Tech Companies All-In on Blockchain Technology
With cryptocurrencies becoming a serious asset for investors, the concern has shifted from viability to protecting the accounts and transfers of owners. It is estimated that as much as 25 percent of all cryptocurrency is susceptible to hacking, and this has led for a worldwide call to protect those accounts. Blockchain technology appears to be the answer.
What Is Blockchain Technology
If you are unfamiliar with the term and you are or wish to be involved in digital currency, it will not be long before you are hearing about blockchain technology. This technology allows records being stored on a number of different servers or networks to still have access to one another through an encrypted algorithm.

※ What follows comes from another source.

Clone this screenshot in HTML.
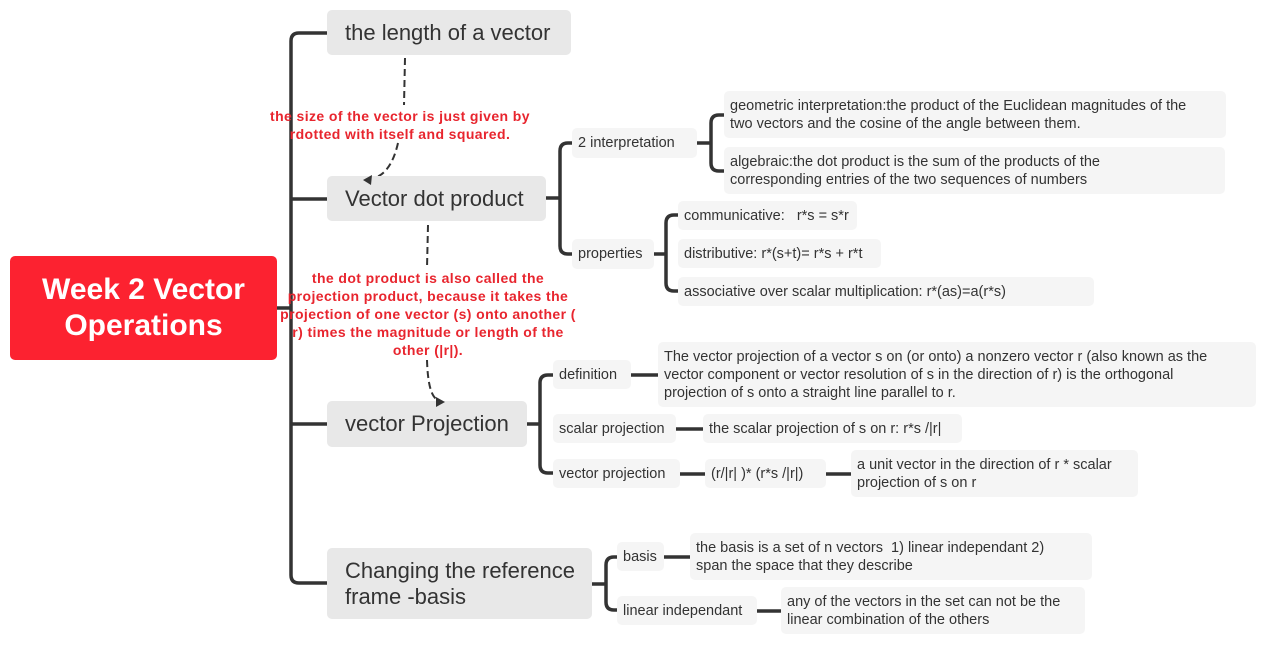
<!DOCTYPE html>
<html><head><style>
body{margin:0;width:1266px;height:645px;background:#fff;position:relative;overflow:hidden;font-family:"Liberation Sans",sans-serif;}
.b{position:absolute;box-sizing:border-box;border-radius:5px;color:#333;white-space:nowrap;}
.m{background:#e8e8e8;font-size:22px;padding-left:18px;display:flex;align-items:center;line-height:26px;}
.s{background:#f5f5f5;font-size:14.5px;padding-left:6px;display:flex;align-items:center;line-height:18px;}
.r{position:absolute;color:#e8252e;font-weight:bold;font-size:14px;text-align:center;line-height:18px;letter-spacing:0.4px;white-space:nowrap;}
</style></head><body>
<svg width="1266" height="645" style="position:absolute;left:0;top:0">
<g fill="none" stroke="#333" stroke-width="3.5">
<path d="M327 33 H299 Q291 33 291 41 V575 Q291 583 299 583 H327"/>
<path d="M291 199 H327 M291 424 H327 M277 308 H291"/>
<path d="M546 198 H560 M572 143 H568 Q560 143 560 151 V246 Q560 254 568 254 H572"/>
<path d="M697 143 H711 M724 115 H719 Q711 115 711 123 V163 Q711 171 719 171 H724"/>
<path d="M654 254 H666 M678 215 H674 Q666 215 666 223 V283 Q666 291 674 291 H678"/>
<path d="M527 424 H540 M553 375 H548 Q540 375 540 383 V465 Q540 473 548 473 H553"/>
<path d="M631 375 H658 M676 429 H703 M680 474 H705 M826 474 H851"/>
<path d="M592 584 H606 M617 557 H614 Q606 557 606 565 V602 Q606 610 614 610 H617"/>
<path d="M664 557 H690 M757 611 H781"/>
</g>
<g fill="none" stroke="#333" stroke-width="2" stroke-dasharray="7,4">
<path d="M405 58 L404 105"/>
<path d="M398 143 Q390 178 368 179"/>
<path d="M428 225 L427 268"/>
<path d="M427 360 Q428 396 438 400"/>
</g>
</svg>
<div class="b" style="left:10px;top:256px;width:267px;height:104px;background:#fc2230;color:#fff;font-weight:bold;font-size:30px;line-height:36px;display:flex;align-items:center;justify-content:center;text-align:center;">Week 2 Vector<br>Operations</div>
<div class="b m" style="left:327px;top:10px;width:244px;height:45px;">the length of a vector</div>
<div class="b m" style="left:327px;top:176px;width:219px;height:45px;">Vector dot product</div>
<div class="b m" style="left:327px;top:401px;width:200px;height:46px;">vector Projection</div>
<div class="b m" style="left:327px;top:548px;width:265px;height:71px;">Changing the reference<br>frame -basis</div>
<div class="b s" style="left:572px;top:128px;width:125px;height:30px;">2 interpretation</div>
<div class="b s" style="left:572px;top:239px;width:82px;height:30px;">properties</div>
<div class="b s" style="left:724px;top:91px;width:502px;height:47px;">geometric interpretation:the product of the Euclidean magnitudes of the<br>two vectors and the cosine of the angle between them.</div>
<div class="b s" style="left:724px;top:147px;width:501px;height:47px;">algebraic:the dot product is the sum of the products of the<br>corresponding entries of the two sequences of numbers</div>
<div class="b s" style="left:678px;top:201px;width:179px;height:29px;">communicative: &nbsp; r*s = s*r</div>
<div class="b s" style="left:678px;top:239px;width:203px;height:29px;">distributive: r*(s+t)= r*s + r*t</div>
<div class="b s" style="left:678px;top:277px;width:416px;height:29px;">associative over scalar multiplication: r*(as)=a(r*s)</div>
<div class="b s" style="left:553px;top:360px;width:78px;height:29px;">definition</div>
<div class="b s" style="left:658px;top:342px;width:598px;height:65px;">The vector projection of a vector s on (or onto) a nonzero vector r (also known as the<br>vector component or vector resolution of s in the direction of r) is the orthogonal<br>projection of s onto a straight line parallel to r.</div>
<div class="b s" style="left:553px;top:414px;width:123px;height:29px;">scalar projection</div>
<div class="b s" style="left:703px;top:414px;width:259px;height:29px;">the scalar projection of s on r: r*s /|r|</div>
<div class="b s" style="left:553px;top:459px;width:127px;height:29px;">vector projection</div>
<div class="b s" style="left:705px;top:459px;width:121px;height:29px;">(r/|r| )* (r*s /|r|)</div>
<div class="b s" style="left:851px;top:450px;width:287px;height:47px;">a unit vector in the direction of r * scalar<br>projection of s on r</div>
<div class="b s" style="left:617px;top:542px;width:47px;height:29px;">basis</div>
<div class="b s" style="left:690px;top:533px;width:402px;height:47px;">the basis is a set of n vectors &nbsp;1) linear independant 2)<br>span the space that they describe</div>
<div class="b s" style="left:617px;top:596px;width:140px;height:29px;">linear independant</div>
<div class="b s" style="left:781px;top:587px;width:304px;height:47px;">any of the vectors in the set can not be the<br>linear combination of the others</div>
<div class="r" style="left:250px;top:107px;width:300px;">the size of the vector is just given by<br>rdotted with itself and squared.</div>
<div class="r" style="left:260px;top:269px;width:336px;">the dot product is also called the<br>projection product, because it takes the<br>projection of one vector (s) onto another (<br>r) times the magnitude or length of the<br>other (|r|).</div>
<svg width="1266" height="645" style="position:absolute;left:0;top:0;pointer-events:none">
<path d="M363 180 L372 175 L371 185 Z" fill="#333"/>
<path d="M445 402 L436 397 L436 407 Z" fill="#333"/>
</svg>
</body></html>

The various networks are linked together using cryptography. It is believed that the security model will not only protect against hackers attempting to access users accounts, but would also deny them access to the transactions between various servers. This would allow for a well-protected digital currency platform to be implemented worldwide, giving those who have skepticism about cryptocurrencies reason to trust in their investment.
They Are All In
While this may not be the magic solution everyone is hoping for, the reality is that most of the globe is putting their full weight behind blockchain technology. In fact, according to the Worldwide Semiannual Blockchain Spending Guide, a publication provided by the International Data Corporation, it is expected that there will be a nearly 90% increase in investment spent on developing blockchain technology in 2019 over what was spent the previous year.
In 2018, $1.5 billion was spent on the production and development of blockchain technology, but that number is expected to reach $2.9 billion by the end of this year. Even more staggering, it is believed that over the next four years the increase in spending will reach as much as $12 billion by 2022. That is an increase of nearly 1000% in just four years.
Everyone Is Involved
The investment numbers are staggering, but the number of organizations jumping in to help create the technology is also noteworthy. In early February, the largest digital currency exchange service in the world, Coinbase, agreed to purchase Italian startup company Neutrino. The startup was developing high end technology related to blockchains, and Coinbase saw the young company as the solution to their cybersecurity needs.
Days later the largest telecommunications operator in South Korea, KT Corporation, announced that they would be developing a platform that would enable their clients networks to be able to better communicate with one another through the use of this technology.
Colleges and universities are getting involved as well. In January, the Tokyo Institute of Technology announced that they had reached an agreement with one of the largest technology companies in Japan to create and implement blockchain technology. On the same day in February, both the University of Singapore and the University of Edinburg announced that they had reached agreements with large tech companies in their countries to create R&D blockchain technology.
Clearly everyone is chasing the money, whether it is to create technology that will make them a leader (a lucrative one at that) in the development of this technology, or that it will give investors greater security to be able to protect their assets. While there have been some breaches of security related to this innovation, it appears that financial institutions, banks, universities, and other institutions are banking on this technology to be the security wonder of the future. Clearly, it is here to stay.